The first ratio is called the Current Liabilities Coverage Ratio, which measures if your business has enough cash to cover its current debts. Can you pay back that loan that you took out from the credit union or bank which will be coming due in the next six to eight months? The formula is simple! Take your cash flow from operations and divide it by the average current liabilities. Let us say that your average cash flow from operations are 250,000 and your current liabilities are 225,000 then your ratio is 1.1 to 1. Generally, 1:1 is considered solid, even better if its higher because that indicates sufficient liquidity to cover your debts.
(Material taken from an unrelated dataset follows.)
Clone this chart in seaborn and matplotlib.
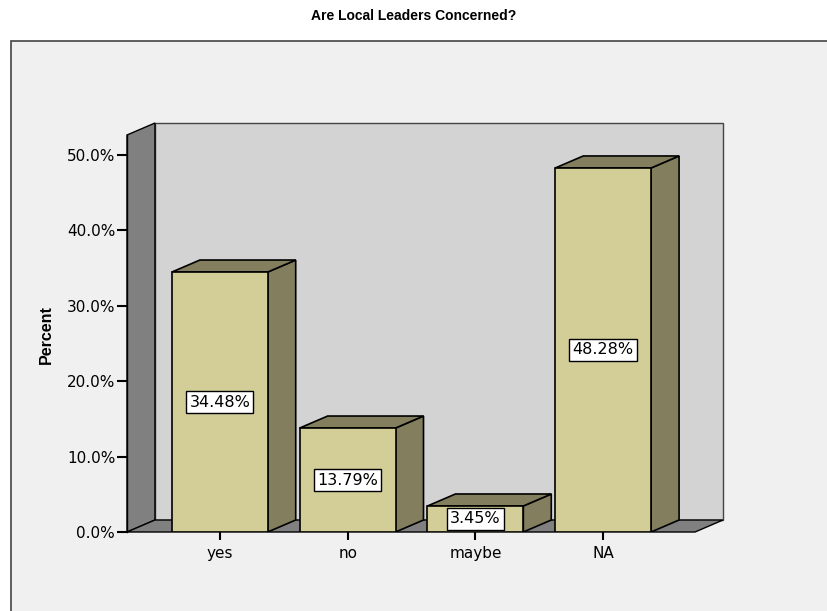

The next key ratio to consider is called the Cash Flow Margin Ratio, this ratio is important because it explores relationship between how much cash your gym is generating through pure sales vs cash flow from operations. The formula for this is taking your cash flow from operations and dividing it by the net sales figure from your Income Statement. Let us say that your cash flow from operations is $350,000 and your sales are $250,000, that gives you a 1.4, the higher the number, the better. Essentially you are generating cash flows from operations at 1.4x your CF’s from sales.

Finally, the last ratio that you need to consider is the Cash Flow Coverage Ratio. While this ratio may not be of short-term concern, nevertheless it will demonstrate your ability to stay solvent and pay long term debts. A ratio of less than 1 will indicate that your business is in serious trouble and will eventually face bankruptcy, a ratio of over 1 indicates strong financial health. To calculate this ratio, you simply take cash flow from operations and divide them by your total liabilities (total debts). Let us say that your cash flow from operations are $350,000 and your total liabilities equal $185,000. You end up with a ratio of 1.89, putting you in good financial position long term.
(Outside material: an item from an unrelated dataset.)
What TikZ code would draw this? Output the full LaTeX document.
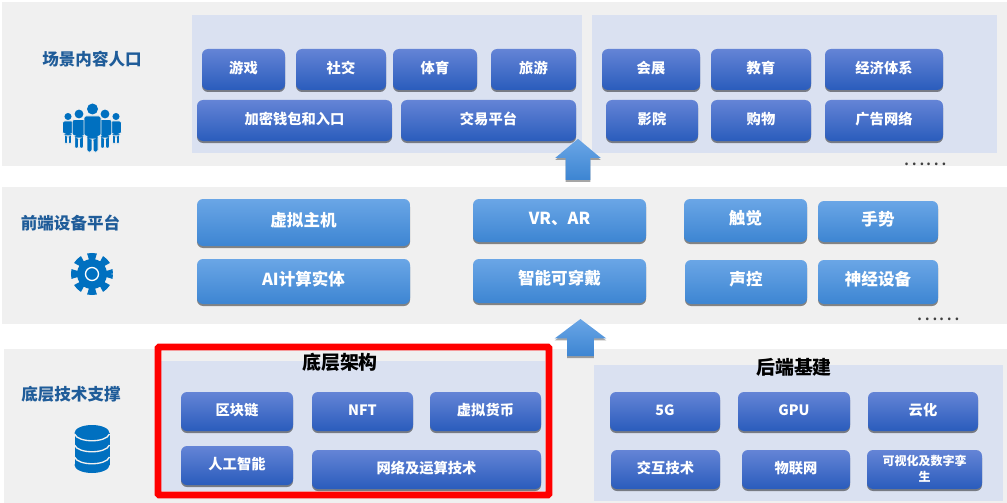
\documentclass[tikz,border=0pt]{standalone}
\usepackage{fontspec}
\setmainfont{Noto Sans CJK SC}
\usetikzlibrary{shadows,shapes.arrows}
\definecolor{bandgray}{HTML}{F0F0F0}
\definecolor{panelblue}{HTML}{DAE1F1}
\definecolor{titleblue}{HTML}{1F5C99}
\definecolor{iconblue}{HTML}{0070C0}
\definecolor{darktop}{HTML}{6484D6}
\definecolor{darkmid}{HTML}{3F6ECE}
\definecolor{darkbot}{HTML}{2A5CBC}
\definecolor{lighttop}{HTML}{6AA6E6}
\definecolor{lightmid}{HTML}{4F97E2}
\definecolor{lightbot}{HTML}{3D85D2}
\tikzset{
  band/.style={fill=bandgray, draw=none},
  panel/.style={fill=panelblue, draw=none},
  boxbase/.style={rounded corners=4.5pt, inner sep=0pt, align=center, text=white,
    text height=.68em, text depth=.12em,
    drop shadow={shadow xshift=0pt, shadow yshift=-1.5pt, fill=black, opacity=.45}},
  darkbox/.style={boxbase, font=\fontsize{10.7}{12}\selectfont\bfseries,
    top color=darktop, middle color=darkmid, bottom color=darkbot},
  lightbox/.style={boxbase, font=\fontsize{12.4}{14}\selectfont\bfseries,
    top color=lighttop, middle color=lightmid, bottom color=lightbot},
  steplabel/.style={text=titleblue, font=\fontsize{12.4}{14}\selectfont\bfseries},
  grouplabel/.style={text=black, font=\fontsize{14.2}{16}\selectfont\bfseries},
  moredots/.style={inner sep=0pt, text=black!75, font=\fontsize{15.4}{18}\selectfont},
  upshape/.style={single arrow, shape border rotate=90, draw=none,
    single arrow head indent=0pt,
    top color=lighttop, middle color=lightmid, bottom color=lightbot,
    drop shadow={shadow xshift=0pt, shadow yshift=-1.5pt, fill=black, opacity=.35}},
  person/.pic={
    \fill [iconblue] (0,0) circle [radius=5.5];
    \fill [iconblue, draw=bandgray, line width=.6pt, rounded corners=1.5pt]
      (-8.5,7) -- (8.5,7) -- (8.5,27) -- (5.5,27) -- (5.5,43) -- (.6,43) -- (.6,30)
      -- (-.6,30) -- (-.6,43) -- (-5.5,43) -- (-5.5,27) -- (-8.5,27) -- cycle;
  }
}
\begin{document}
\begin{tikzpicture}[x=.75pt, y=-.75pt]
	\useasboundingbox (0,0) rectangle (1007,503);
	% bands
	\fill [band] (2,2) rectangle (1007,166);
	\fill [band] (2,187) rectangle (1007,324);
	\fill [band] (4,349) rectangle (1007,503);
	% panels
	\fill [panel] (192,15) rectangle (582,153);
	\fill [panel] (592,15) rectangle (997,153);
	\fill [panel] (161,361) rectangle (545,491);
	\fill [panel] (594,365) rectangle (1003,501);
	% row labels
	\node [steplabel] (sceneLabel) at (92,59) {场景内容人口};
	\node [steplabel] (deviceLabel) at (70.5,223) {前端设备平台};
	\node [steplabel] (baseLabel) at (71,394) {底层技术支撑};
	% scene boxes
	\node [darkbox, minimum width=83*.75pt, minimum height=41*.75pt] (game) at (243.5,69.5) {游戏};
	\node [darkbox, minimum width=90*.75pt, minimum height=41*.75pt] (social) at (341,69.5) {社交};
	\node [darkbox, minimum width=84*.75pt, minimum height=41*.75pt] (sport) at (435,69.5) {体育};
	\node [darkbox, minimum width=85*.75pt, minimum height=41*.75pt] (travel) at (533.5,69.5) {旅游};
	\node [darkbox, minimum width=195*.75pt, minimum height=41*.75pt] (wallet) at (294.5,120.5) {加密钱包和入口};
	\node [darkbox, minimum width=175*.75pt, minimum height=41*.75pt] (trade) at (488.5,120.5) {交易平台};
	\node [darkbox, minimum width=98*.75pt, minimum height=41*.75pt] (expo) at (651,69.5) {会展};
	\node [darkbox, minimum width=100*.75pt, minimum height=41*.75pt] (edu) at (761,69.5) {教育};
	\node [darkbox, minimum width=118*.75pt, minimum height=41*.75pt] (econ) at (884,69.5) {经济体系};
	\node [darkbox, minimum width=92*.75pt, minimum height=41*.75pt] (cinema) at (652,120.5) {影院};
	\node [darkbox, minimum width=100*.75pt, minimum height=41*.75pt] (shop) at (761,120.5) {购物};
	\node [darkbox, minimum width=118*.75pt, minimum height=41*.75pt] (ads) at (884,120.5) {广告网络};
	\node [moredots] (moreTop) at (925,164) {……};
	% device boxes
	\node [lightbox, minimum width=213*.75pt, minimum height=47*.75pt] (console) at (303.5,222.5) {虚拟主机};
	\node [lightbox, minimum width=173*.75pt, minimum height=43*.75pt] (vr) at (559.5,220.5) {VR、AR};
	\node [lightbox, minimum width=123*.75pt, minimum height=43*.75pt] (touch) at (745.5,220.5) {触觉};
	\node [lightbox, minimum width=120*.75pt, minimum height=41*.75pt] (gesture) at (878,221.5) {手势};
	\node [lightbox, minimum width=213*.75pt, minimum height=45*.75pt] (aibody) at (303.5,281.5) {AI计算实体};
	\node [lightbox, minimum width=173*.75pt, minimum height=44*.75pt] (wear) at (559.5,281) {智能可穿戴};
	\node [lightbox, minimum width=122*.75pt, minimum height=44*.75pt] (voice) at (746,282) {声控};
	\node [lightbox, minimum width=120*.75pt, minimum height=44*.75pt] (neural) at (878,282) {神经设备};
	\node [moredots] (moreMid) at (938,319) {……};
	% base boxes
	\node [grouplabel] (infra) at (340,362) {底层架构};
	\node [grouplabel] (backend) at (794,367) {后端基建};
	\node [darkbox, minimum width=112*.75pt, minimum height=39*.75pt] (chain) at (237,411.5) {区块链};
	\node [darkbox, minimum width=101*.75pt, minimum height=39*.75pt] (nft) at (362.5,411.5) {NFT};
	\node [darkbox, minimum width=111*.75pt, minimum height=39*.75pt] (coin) at (485.5,411.5) {虚拟货币};
	\node [darkbox, minimum width=112*.75pt, minimum height=39*.75pt] (ai) at (237,465.5) {人工智能};
	\node [darkbox, minimum width=229*.75pt, minimum height=39*.75pt] (net) at (426.5,469.5) {网络及运算技术};
	\node [darkbox, minimum width=110*.75pt, minimum height=39*.75pt] (fiveg) at (665,411.5) {5G};
	\node [darkbox, minimum width=112*.75pt, minimum height=39*.75pt] (gpu) at (794,411.5) {GPU};
	\node [darkbox, minimum width=110*.75pt, minimum height=39*.75pt] (cloud) at (923,411.5) {云化};
	\node [darkbox, minimum width=109*.75pt, minimum height=39*.75pt] (inter) at (665.5,469.5) {交互技术};
	\node [darkbox, minimum width=108*.75pt, minimum height=39*.75pt] (iot) at (796,469.5) {物联网};
	\node [darkbox, minimum width=115*.75pt, minimum height=39*.75pt, text height=2em, text depth=.16em,
	  font=\fontsize{9}{12}\selectfont\bfseries] (twin) at (924.5,469.5) {可视化及数字孪\\生};
	% arrows
	\node [upshape, inner sep=9pt, single arrow head extend=7.9pt, single arrow tip angle=100,
	  minimum height=41*.75pt] (upTop) at (578,164.5) {};
	\node [upshape, inner sep=9.75pt, single arrow head extend=9.4pt, single arrow tip angle=106,
	  minimum height=37*.75pt] (upMid) at (580.5,342.5) {};
	% red frame
	\draw [red, line width=5.2pt, rounded corners=1pt] (158,347) rectangle (549,495);
	% people icon
	\pic [scale=.64] at (68,116.5) {person={}};
	\pic [scale=.64] at (116,116.5) {person={}};
	\pic [scale=.8] at (79,114) {person={}};
	\pic [scale=.8] at (105,114) {person={}};
	\pic at (92.5,109) {person={}};
	% gear icon
	\fill [iconblue] (92,274) circle [radius=15];
	\draw [iconblue, line width=6pt, dash pattern=on 5.6pt off 4.4pt, dash phase=2.8pt] (92,274) circle [radius=17];
	\draw [white, line width=1pt] (92,274) circle [radius=6.5];
	% database icon
	\fill [iconblue] (92,433) ellipse [x radius=17.5, y radius=8];
	\fill [iconblue] (74.5,433) rectangle (109.5,465);
	\fill [iconblue] (92,465) ellipse [x radius=17.5, y radius=8];
	\draw [bandgray, line width=1pt] (74.5,434) .. controls (78,443) and (106,443) .. (109.5,434);
	\draw [bandgray, line width=1pt] (74.5,445) .. controls (78,454) and (106,454) .. (109.5,445);
	\draw [bandgray, line width=1pt] (74.5,457) .. controls (78,466) and (106,466) .. (109.5,457);
\end{tikzpicture}
\end{document}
Above all as a fitness business owner, you cannot put all your eggs in one basket. To be profitable in the health and wellness industry in today’s day and age you must expand your profit options. These could include online/virtual services, or strength and conditioning classes held outdoors, or having your members sign up for a monthly app that monitors their diet and number of hours they exercise. You want your members to be healthy and happy, The FitBiz CPA wants your finances to be in amazing shape so like your members your business can be healthy and prosperous.